The task >> Copy nothing but the stretch that opens with the line containing "Clone this chart in Plotly." and closes with the line containing "var changeText = '-7%';". Keep pictures out.

Material >>
════════════════
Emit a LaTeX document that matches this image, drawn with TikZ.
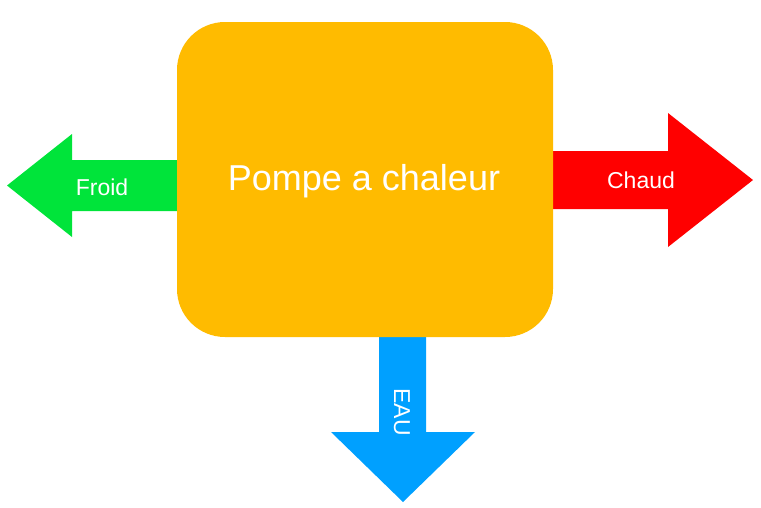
\documentclass[tikz,border=0pt]{standalone}
\usepackage{fontspec}
\setmainfont{Liberation Sans}
\definecolor{boxorange}{RGB}{255,187,0}
\definecolor{arrgreen}{RGB}{0,228,58}
\definecolor{arrred}{RGB}{255,0,0}
\definecolor{arrblue}{RGB}{0,160,255}
\begin{document}
\begin{tikzpicture}[x=1pt,y=-1pt,
  lbl/.style={text=white,font=\fontsize{23}{26}\selectfont,inner sep=0pt},
  biglbl/.style={text=white,font=\fontsize{36}{40}\selectfont,inner sep=0pt}]
\useasboundingbox (0,0) rectangle (761,507);
% green arrow (left)
\fill[arrgreen] (180,160) -- (72,160) -- (72,134) -- (7,185.5) -- (72,237) -- (72,211) -- (180,211) -- cycle;
% red arrow (right)
\fill[arrred] (550,151) -- (668,151) -- (668,113) -- (753,180) -- (668,247) -- (668,209) -- (550,209) -- cycle;
% blue arrow (down)
\fill[arrblue] (379,330) -- (379,432) -- (331,432) -- (403,502) -- (475,432) -- (426,432) -- (426,330) -- cycle;
% box
\fill[boxorange,rounded corners=48pt] (177,22) rectangle (553,337);
\node[biglbl] (pac) at (364,181) {Pompe a chaleur};
\node[lbl] (froid) at (102,187) {Froid};
\node[lbl] (chaud) at (641,180) {Chaud};
\node[lbl,rotate=-90] (eau) at (402,412) {EAU};
\end{tikzpicture}
\end{document}
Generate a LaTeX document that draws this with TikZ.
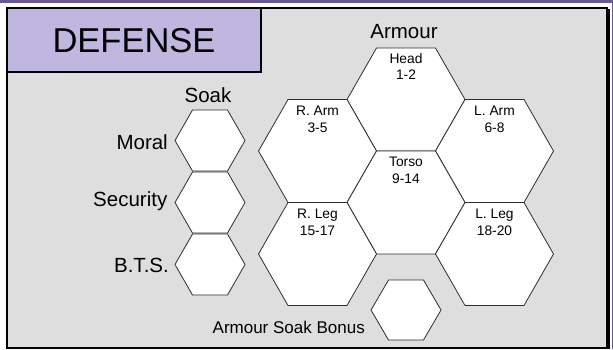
\documentclass[tikz,border=0pt]{standalone}
\usepackage{fontspec}
\setmainfont{Liberation Sans}
\definecolor{framepurple}{HTML}{6A5A8C}
\definecolor{lav}{HTML}{BFB7DF}
\definecolor{bggray}{HTML}{DEDEDE}
\definecolor{hexgray}{HTML}{2E2E2E}
\newcommand\hexg[5]{%
  \draw[hexline] ({#2-#4},#3) -- ({#2-#4/2},{#3-#5}) -- ({#2+#4/2},{#3-#5}) -- ({#2+#4},#3) -- ({#2+#4/2},{#3+#5}) -- ({#2-#4/2},{#3+#5}) -- cycle;
  \coordinate (#1) at (#2,#3);}
\begin{document}
\begin{tikzpicture}[x=1pt,y=-1pt,
  hexline/.style={draw=hexgray,line width=0.8pt,fill=white,line join=miter},
  biglabel/.style={font=\fontsize{20.5}{24}\selectfont,inner sep=0pt},
  hexlabel/.style={font=\fontsize{13.8}{16.8}\selectfont,align=center,inner sep=0pt},
  panel/.style={draw=black,line width=2pt}]
\useasboundingbox (0,0) rectangle (613,349);
\fill[white] (0,0) rectangle (613,349);
\fill[framepurple] (0,0) rectangle (613,2.5);
\fill[framepurple] (611.5,0) rectangle (613,349);
\draw[panel,fill=bggray] (7,8) rectangle (607,347.5);
\draw[black,line width=1.5pt] (609,9) -- (609,348.5);
\draw[panel,fill=lav] (7,8) rectangle (261,72);
\node[font=\fontsize{34.5}{40}\selectfont,inner sep=0pt] (title) at (134,41) {DEFENSE};
% soak column
\node[biglabel] (soak) at (208,95) {Soak};
\hexg{moralhex}{210}{140.5}{35}{30.5}
\hexg{sechex}{210}{202.5}{35}{30.5}
\hexg{btshex}{210}{264.5}{35}{30.5}
\node[biglabel,anchor=east] (moral) at (168,142) {Moral};
\node[biglabel,anchor=east] (security) at (167.5,201) {Security};
\node[biglabel,anchor=east] (bts) at (169,265) {B.T.S.};
% armour cluster
\node[biglabel] (armour) at (404,32) {Armour};
\hexg{head}{406}{99.5}{59}{51.5}
\hexg{rarm}{317.5}{151}{59}{51.5}
\hexg{larm}{494.5}{151}{59}{51.5}
\hexg{torso}{406}{202.5}{59}{51.5}
\hexg{rleg}{317.5}{254}{59}{51.5}
\hexg{lleg}{494.5}{254}{59}{51.5}
\node[hexlabel] (headl) at ([yshift=33pt]head) {Head\\1-2};
\node[hexlabel] (rarml) at ([yshift=31.5pt]rarm) {R. Arm\\3-5};
\node[hexlabel] (larml) at ([yshift=31.5pt]larm) {L. Arm\\6-8};
\node[hexlabel] (torsol) at ([yshift=32pt]torso) {Torso\\9-14};
\node[hexlabel] (rlegl) at ([yshift=31.5pt]rleg) {R. Leg\\15-17};
\node[hexlabel] (llegl) at ([yshift=31.5pt]lleg) {L. Leg\\18-20};
% bonus
\hexg{bonushex}{406}{310}{35}{30}
\node[font=\fontsize{17}{20}\selectfont,inner sep=0pt,anchor=east] (bonus) at (365,327) {Armour Soak Bonus};
\end{tikzpicture}
\end{document}
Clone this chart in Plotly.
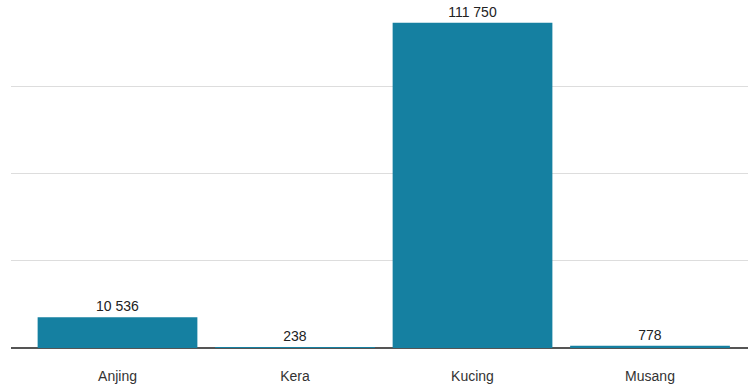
import plotly.graph_objects as go

categories = ["Anjing", "Kera", "Kucing", "Musang"]
values = [10536, 238, 111750, 778]
labels = ["10 536", "238", "111 750", "778"]

fig = go.Figure(go.Bar(
    x=list(range(len(categories))),
    y=values,
    text=labels,
    textposition="outside",
    cliponaxis=False,
    width=0.9,
    marker=dict(color="#1580a1", line=dict(width=0)),
    textfont=dict(family="Liberation Sans, Arial", size=14, color="#222222"),
))

fig.update_layout(
    width=748, height=388,
    margin=dict(l=11, r=0, t=0, b=40),
    paper_bgcolor="white", plot_bgcolor="white",
    showlegend=False,
    font=dict(family="Liberation Sans, Arial", size=14, color="#333333"),
    xaxis=dict(
        range=[-0.6, 3.552],
        tickmode="array",
        tickvals=list(range(len(categories))),
        ticktext=categories,
        showgrid=False, zeroline=False, showline=False,
        ticks="", ticklabelstandoff=18,
        tickfont=dict(size=14, color="#333333"),
    ),
    yaxis=dict(
        range=[0, 119600],
        dtick=30000,
        showticklabels=False,
        showgrid=True, gridcolor="#dddddd", gridwidth=1,
        zeroline=True, zerolinecolor="#555555", zerolinewidth=2,
        ticks="",
    ),
)

fig.write_html("out.html")
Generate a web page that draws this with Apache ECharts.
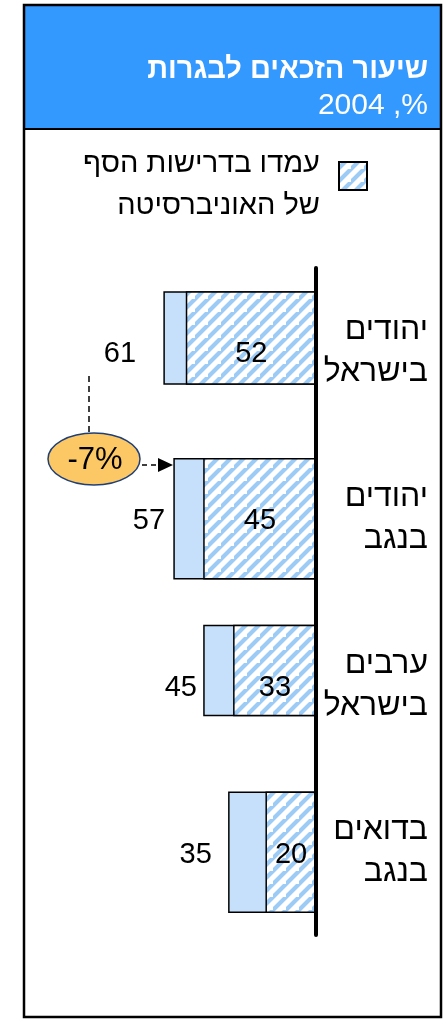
<!DOCTYPE html>
<html>
<head>
<meta charset="utf-8">
<title>שיעור הזכאים לבגרות</title>
<script src="https://cdn.jsdelivr.net/npm/echarts@6/dist/echarts.min.js"></script>
<style>
html, body { margin: 0; padding: 0; background: #fff; overflow: hidden; }
#main { width: 443px; height: 1019px; }
</style>
</head>
<body>
<div id="main"></div>
<script>
// נתונים
var groups = ['יהודים\nבישראל', 'יהודים\nבנגב', 'ערבים\nבישראל', 'בדואים\nבנגב'];
var zakaim = [61, 57, 45, 35];        // זכאים לבגרות, %
var university = [52, 45, 33, 20];    // עמדו בדרישות הסף של האוניברסיטה
var changeText = '-7%';

// עיצוב
var barThick = [92, 120, 90, 120];
var totalGap = [28, 9, 7, 17];
var FONT = '"Liberation Sans", Arial, sans-serif';

// דוגמת פסים אלכסוניים
function makeHatch() {
  var s = 13;
  var c = document.createElement('canvas');
  c.width = s; c.height = s;
  var ctx = c.getContext('2d');
  ctx.fillStyle = '#ffffff';
  ctx.fillRect(0, 0, s, s);
  ctx.strokeStyle = '#9ccbf6';
  ctx.lineWidth = 4.2;
  ctx.beginPath();
  ctx.moveTo(-2, s + 2); ctx.lineTo(s + 2, -2);
  ctx.moveTo(-s - 2, s + 2); ctx.lineTo(2, -2);
  ctx.moveTo(s - 2, 2 * s + 2); ctx.lineTo(2 * s + 2, s - 2);
  ctx.stroke();
  return { image: c, repeat: 'repeat' };
}
var hatch = makeHatch();

var myChart = echarts.init(document.getElementById('main'));

var seriesData = groups.map(function (g, i) { return [i, zakaim[i], university[i]]; });

function renderItem(params, api) {
  var i = params.dataIndex;
  var cat = api.value(0);
  var total = api.value(1);
  var part = api.value(2);
  var base = api.coord([0, cat]);
  var band = api.size([0, 1])[1];
  var top = base[1] - band / 2 + 24;
  var h = barThick[i];
  var xt = api.coord([total, cat])[0];
  var xp = api.coord([part, cat])[0];
  return {
    type: 'group',
    children: [
      { type: 'rect', shape: { x: xt, y: top, width: base[0] - xt, height: h },
        style: { fill: '#c6e0fb', stroke: '#000', lineWidth: 1.5 } },
      { type: 'rect', shape: { x: xp, y: top, width: base[0] - xp, height: h },
        style: { fill: hatch, stroke: '#000', lineWidth: 1.5 } },
      { type: 'text', style: { text: String(total), x: xt - totalGap[i], y: base[1] + 3,
        align: 'right', verticalAlign: 'middle', fontSize: 29, fontFamily: FONT, fill: '#000' } },
      { type: 'text', style: { text: String(part), x: (xp + base[0]) / 2, y: base[1] + 3,
        align: 'center', verticalAlign: 'middle', fontSize: 29, fontFamily: FONT, fill: '#000' } }
    ]
  };
}

var option = {
  animation: false,
  textStyle: { fontFamily: FONT },
  grid: { left: 67, right: 127, top: 268, bottom: 84 },
  xAxis: { type: 'value', min: 0, max: 100, inverse: true, show: false },
  yAxis: {
    type: 'category',
    data: groups,
    inverse: true,
    position: 'right',
    z: 5,
    axisLine: { onZero: false, lineStyle: { color: '#000', width: 4, cap: 'round' } },
    axisTick: { show: false },
    splitLine: { show: false },
    axisLabel: { margin: 112, align: 'right', fontSize: 32, lineHeight: 42, color: '#000', fontFamily: FONT }
  },
  series: [{
    type: 'custom',
    renderItem: renderItem,
    encode: { x: 1, y: 0 },
    data: seriesData
  }],
  graphic: [
    { type: 'rect', z: -1, shape: { x: 24, y: 5, width: 417, height: 124 }, style: { fill: '#3399ff' } },
    { type: 'line', shape: { x1: 24, y1: 129, x2: 441, y2: 129 }, style: { stroke: '#000', lineWidth: 2 } },
    { type: 'rect', shape: { x: 24, y: 5, width: 417, height: 1012 }, style: { fill: 'none', stroke: '#000', lineWidth: 2.5 } },
    // כותרת
    { type: 'text', style: { text: 'שיעור הזכאים לבגרות', x: 428, y: 70, align: 'right', verticalAlign: 'middle',
        fontSize: 29, fontWeight: 'bold', fontFamily: FONT, fill: '#fff' } },
    { type: 'text', style: { text: '\u202B%, 2004\u202C', x: 428, y: 106, align: 'right', verticalAlign: 'middle',
        fontSize: 30, fontFamily: FONT, fill: '#fff' } },
    // מקרא
    { type: 'rect', shape: { x: 339, y: 162, width: 28, height: 28 }, style: { fill: hatch, stroke: '#000', lineWidth: 2 } },
    { type: 'text', style: { text: 'עמדו בדרישות הסף\nשל האוניברסיטה', x: 320, y: 185, align: 'right', verticalAlign: 'middle',
        fontSize: 29, lineHeight: 42, fontFamily: FONT, fill: '#000' } },
    // שינוי
    { type: 'line', shape: { x1: 89, y1: 376, x2: 89, y2: 433 }, style: { stroke: '#000', lineWidth: 1.5, lineDash: [6, 4] } },
    { type: 'ellipse', shape: { cx: 94, cy: 459, rx: 46, ry: 26 }, style: { fill: '#fcc865', stroke: '#1f3f77', lineWidth: 1.5 } },
    { type: 'text', style: { text: changeText, x: 95, y: 460, align: 'center', verticalAlign: 'middle', fontSize: 31, fontFamily: FONT, fill: '#000' } },
    { type: 'line', shape: { x1: 142, y1: 465, x2: 160, y2: 465 }, style: { stroke: '#000', lineWidth: 1.5, lineDash: [5, 4] } },
    { type: 'polygon', shape: { points: [[158, 458], [173, 465], [158, 472]] }, style: { fill: '#000' } }
  ]
};

myChart.setOption(option);
</script>
</body>
</html>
════════════════
Result below >>
Clone this chart in Plotly.
import plotly.graph_objects as go

categories = ["Anjing", "Kera", "Kucing", "Musang"]
values = [10536, 238, 111750, 778]
labels = ["10 536", "238", "111 750", "778"]

fig = go.Figure(go.Bar(
    x=list(range(len(categories))),
    y=values,
    text=labels,
    textposition="outside",
    cliponaxis=False,
    width=0.9,
    marker=dict(color="#1580a1", line=dict(width=0)),
    textfont=dict(family="Liberation Sans, Arial", size=14, color="#222222"),
))

fig.update_layout(
    width=748, height=388,
    margin=dict(l=11, r=0, t=0, b=40),
    paper_bgcolor="white", plot_bgcolor="white",
    showlegend=False,
    font=dict(family="Liberation Sans, Arial", size=14, color="#333333"),
    xaxis=dict(
        range=[-0.6, 3.552],
        tickmode="array",
        tickvals=list(range(len(categories))),
        ticktext=categories,
        showgrid=False, zeroline=False, showline=False,
        ticks="", ticklabelstandoff=18,
        tickfont=dict(size=14, color="#333333"),
    ),
    yaxis=dict(
        range=[0, 119600],
        dtick=30000,
        showticklabels=False,
        showgrid=True, gridcolor="#dddddd", gridwidth=1,
        zeroline=True, zerolinecolor="#555555", zerolinewidth=2,
        ticks="",
    ),
)

fig.write_html("out.html")
Generate a web page that draws this with Apache ECharts.
<!DOCTYPE html>
<html>
<head>
<meta charset="utf-8">
<title>שיעור הזכאים לבגרות</title>
<script src="https://cdn.jsdelivr.net/npm/echarts@6/dist/echarts.min.js"></script>
<style>
html, body { margin: 0; padding: 0; background: #fff; overflow: hidden; }
#main { width: 443px; height: 1019px; }
</style>
</head>
<body>
<div id="main"></div>
<script>
// נתונים
var groups = ['יהודים\nבישראל', 'יהודים\nבנגב', 'ערבים\nבישראל', 'בדואים\nבנגב'];
var zakaim = [61, 57, 45, 35];        // זכאים לבגרות, %
var university = [52, 45, 33, 20];    // עמדו בדרישות הסף של האוניברסיטה
var changeText = '-7%';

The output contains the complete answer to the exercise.